Yes, your symptoms are very likely related to these imaging findings, particularly the moderate-to-severe foraminal narrowing with radiculopathy.
The combination of moderate-to-severe cervical foraminal narrowing with radiculopathy and central canal narrowing to 8mm AP dimension is highly likely to be causing your symptoms and represents clinically significant pathology requiring attention.
Understanding Your Imaging Findings
Your imaging reveals two distinct but often coexisting problems:
Foraminal Stenosis with Radiculopathy
The moderate-to-severe foraminal narrowing is compressing nerve roots as they exit the spinal canal, which directly causes radiculopathy (arm pain, weakness, numbness, or tingling radiating down specific nerve distributions) 1. This foraminal stenosis is the most likely source of your radicular symptoms - the shooting pain, numbness, or weakness traveling down your arm 2, 3.
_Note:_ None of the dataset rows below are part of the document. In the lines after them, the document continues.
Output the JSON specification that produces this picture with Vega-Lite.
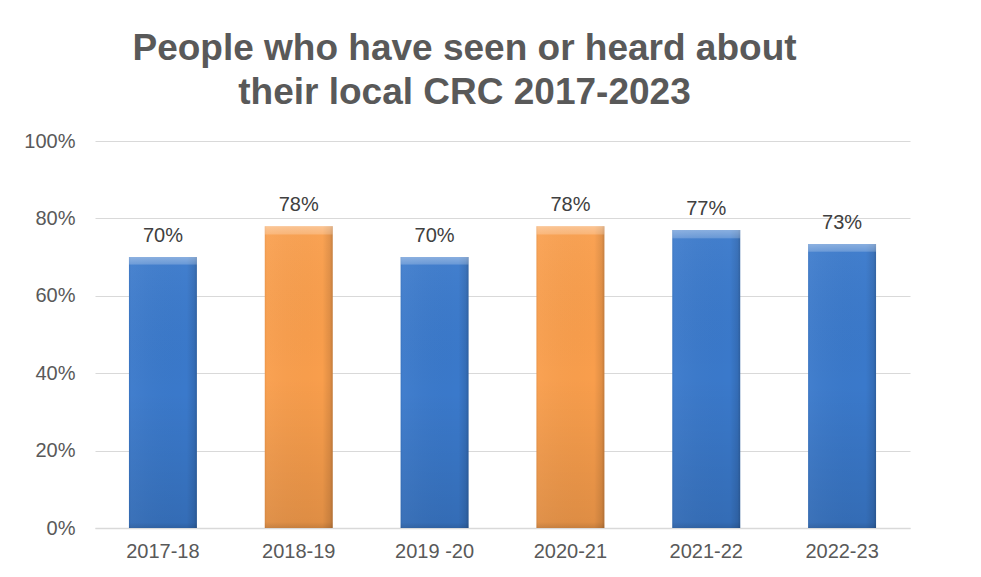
{
  "$schema": "https://vega.github.io/schema/vega-lite/v6.json",
  "width": 815,
  "height": 387,
  "autosize": {"type": "none"},
  "padding": {"left": 95, "top": 141, "right": 71, "bottom": 49},
  "background": "white",
  "view": {"stroke": null},
  "title": {
    "text": ["People who have seen or heard about", "their local CRC 2017-2023"],
    "font": "Liberation Sans",
    "fontSize": 37,
    "fontWeight": "bold",
    "color": "#595959",
    "lineHeight": 44,
    "anchor": "middle",
    "dx": -38,
    "offset": 19
  },
  "data": {
    "values": [
      {"year": "2017-18", "value": 0.70, "group": "blue"},
      {"year": "2018-19", "value": 0.78, "group": "orange"},
      {"year": "2019 -20", "value": 0.70, "group": "blue"},
      {"year": "2020-21", "value": 0.78, "group": "orange"},
      {"year": "2021-22", "value": 0.77, "group": "blue"},
      {"year": "2022-23", "value": 0.734, "group": "blue"}
    ]
  },
  "encoding": {
    "x": {
      "field": "year",
      "type": "nominal",
      "sort": null,
      "scale": {"paddingInner": 0.5, "paddingOuter": 0.25},
      "axis": {
        "title": null,
        "labelAngle": 0,
        "labelFont": "Liberation Sans",
        "labelFontSize": 20,
        "labelColor": "#595959",
        "ticks": false,
        "domainColor": "#d9d9d9",
        "domainWidth": 1.5,
        "labelPadding": 13,
        "grid": false
      }
    },
    "y": {
      "field": "value",
      "type": "quantitative",
      "scale": {"domain": [0, 1]},
      "axis": {
        "title": null,
        "values": [0, 0.2, 0.4, 0.6, 0.8, 1],
        "format": ".0%",
        "grid": true,
        "gridColor": "#d9d9d9",
        "gridWidth": 1.2,
        "domain": false,
        "ticks": false,
        "labelPadding": 20,
        "labelFont": "Liberation Sans",
        "labelFontSize": 20,
        "labelColor": "#595959"
      }
    }
  },
  "layer": [
    {
      "mark": {"type": "bar"},
      "encoding": {
        "color": {
          "field": "group",
          "type": "nominal",
          "scale": {"domain": ["blue", "orange"], "range": ["#3a79cb", "#f99e4c"]},
          "legend": null
        }
      }
    },
    {
      "mark": {
        "type": "bar",
        "fill": {
          "gradient": "linear",
          "x1": 0, "y1": 0, "x2": 1, "y2": 0,
          "stops": [
            {"offset": 0, "color": "rgba(0,0,0,0.06)"},
            {"offset": 0.03, "color": "rgba(255,255,255,0.04)"},
            {"offset": 0.85, "color": "rgba(0,0,0,0.0)"},
            {"offset": 0.96, "color": "rgba(0,0,0,0.1)"},
            {"offset": 1, "color": "rgba(0,0,0,0.22)"}
          ]
        }
      }
    },
    {
      "mark": {
        "type": "bar",
        "fill": {
          "gradient": "linear",
          "x1": 0, "y1": 0, "x2": 0, "y2": 1,
          "stops": [
            {"offset": 0, "color": "rgba(255,255,255,0.4)"},
            {"offset": 0.025, "color": "rgba(255,255,255,0.25)"},
            {"offset": 0.03, "color": "rgba(255,255,255,0.04)"},
            {"offset": 0.5, "color": "rgba(0,0,0,0.0)"},
            {"offset": 0.98, "color": "rgba(0,0,0,0.1)"},
            {"offset": 1, "color": "rgba(0,0,0,0.2)"}
          ]
        }
      }
    },
    {
      "mark": {
        "type": "text",
        "baseline": "alphabetic",
        "dy": -15,
        "font": "Liberation Sans",
        "fontSize": 20,
        "color": "#404040"
      },
      "encoding": {
        "text": {"field": "value", "type": "quantitative", "format": ".0%"}
      }
    }
  ]
}
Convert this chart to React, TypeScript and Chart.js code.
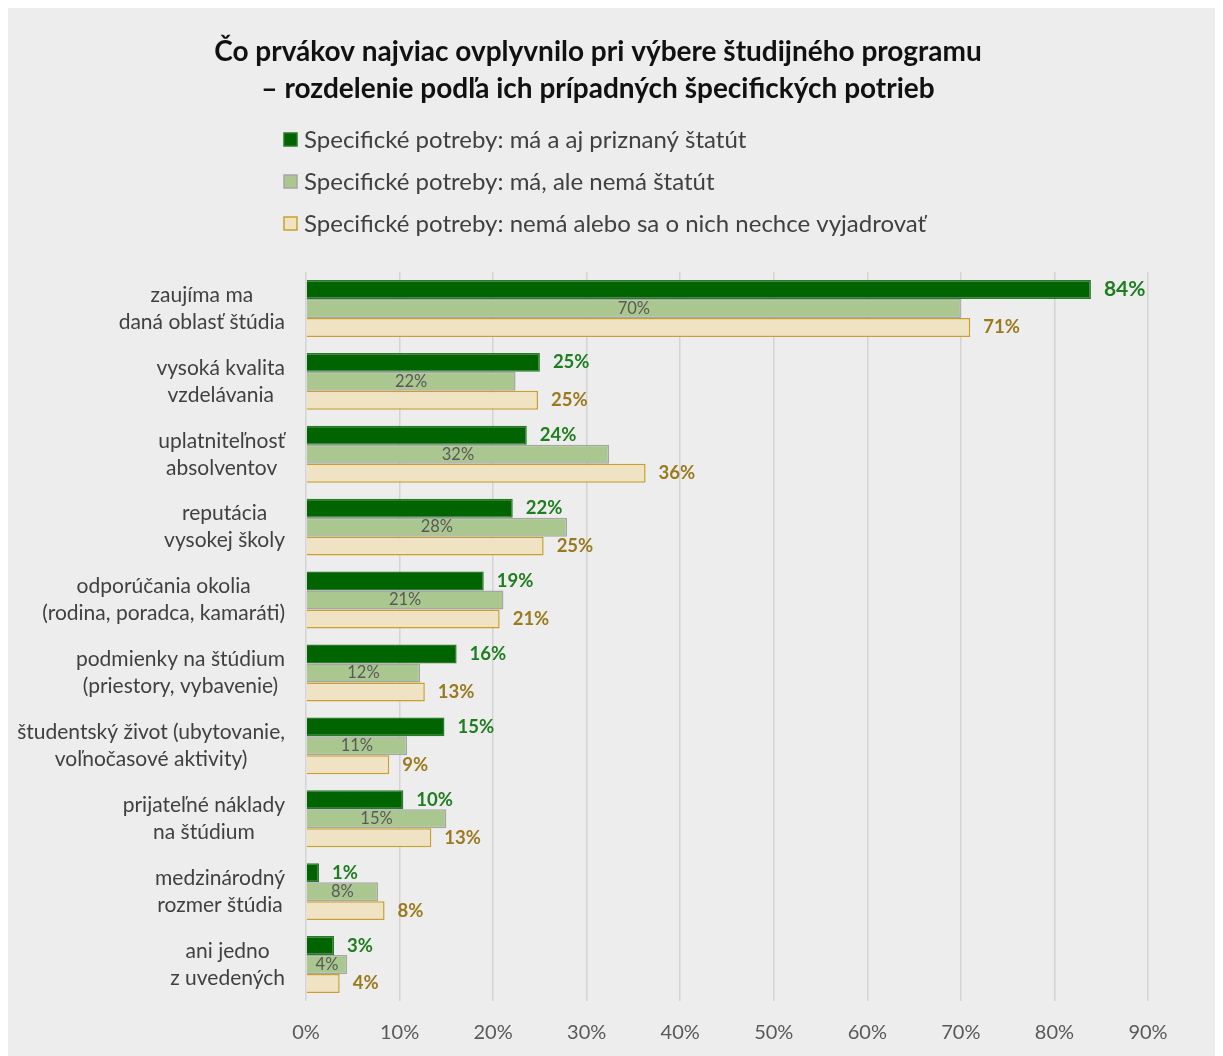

Central Canal Stenosis (8mm AP Dimension)
Your central canal measurement of 8mm is critically narrow and indicates absolute stenosis 4. Normal cervical canal AP diameter ranges from 15-20mm 5. Canals ≤10mm represent absolute stenosis with significantly increased risk of myelopathy (spinal cord compression) 4. Your 8mm measurement places you in the severe stenosis category with high risk for spinal cord injury, particularly with neck extension 5.
Clinical Significance
The severity of your stenosis matters more than you might realize:
Foraminal stenosis severity: Research shows that radiology reports frequently underestimate foraminal stenosis severity - in one study, 29.7% of severe stenosis cases were classified as only mild-moderate or less by radiologists 6. Your "moderate-to-severe" designation likely represents significant compression.
Motor weakness correlation: Approximately 16% of patients with your degree of foraminal stenosis present with measurable upper extremity weakness (≤3/5 strength) 3. Even if you don't have obvious weakness now, the nerve compression is real and progressive.
Central canal at 8mm: This degree of stenosis puts you at high risk for myelopathy symptoms including gait instability, hand clumsiness, balance problems, and bowel/bladder dysfunction 4. Extension of your neck significantly worsens the stenosis 5.
Important Caveats
Be aware of these critical points:
MRI findings don't always correlate perfectly with symptoms - MRI is frequently positive in asymptomatic patients, and abnormal imaging levels don't always match clinical examination levels 1. However, your combination of imaging findings WITH radiculopathy symptoms makes the correlation much more reliable.
Gender and ethnicity matter - Females develop cervical stenosis more easily than males, and stenosis thresholds vary by ethnicity (≤14mm in Whites, ≤12mm in Japanese, ≤13.7mm in Chinese) 5. Your 8mm is severe by any standard.
The C5 nerve root is particularly problematic - C4/5 foraminal stenosis (affecting the C5 nerve) can cause severe shoulder pain that mimics frozen shoulder, with 57% showing ipsilateral foraminal stenosis 2. If your symptoms include shoulder pain, this may be neurogenic rather than a primary shoulder problem.
What This Means for Treatment
Your imaging findings warrant intervention, particularly given the 8mm central canal:
- Patients with absolute stenosis (≤10mm) typically require cervical decompression surgery first before addressing any lumbar issues if both exist 4
- 97% of patients with severe foraminal stenosis achieve full motor recovery after anterior cervical discectomy and fusion (ACDF), with significant improvement in physical function scores 3
- The combination of central and foraminal stenosis requires comprehensive decompression including laminectomy, lateral recess unroofing, and foraminotomy 4
Your symptoms are not "in your head" - they have a clear anatomical basis that requires appropriate management to prevent progression to irreversible spinal cord or nerve damage.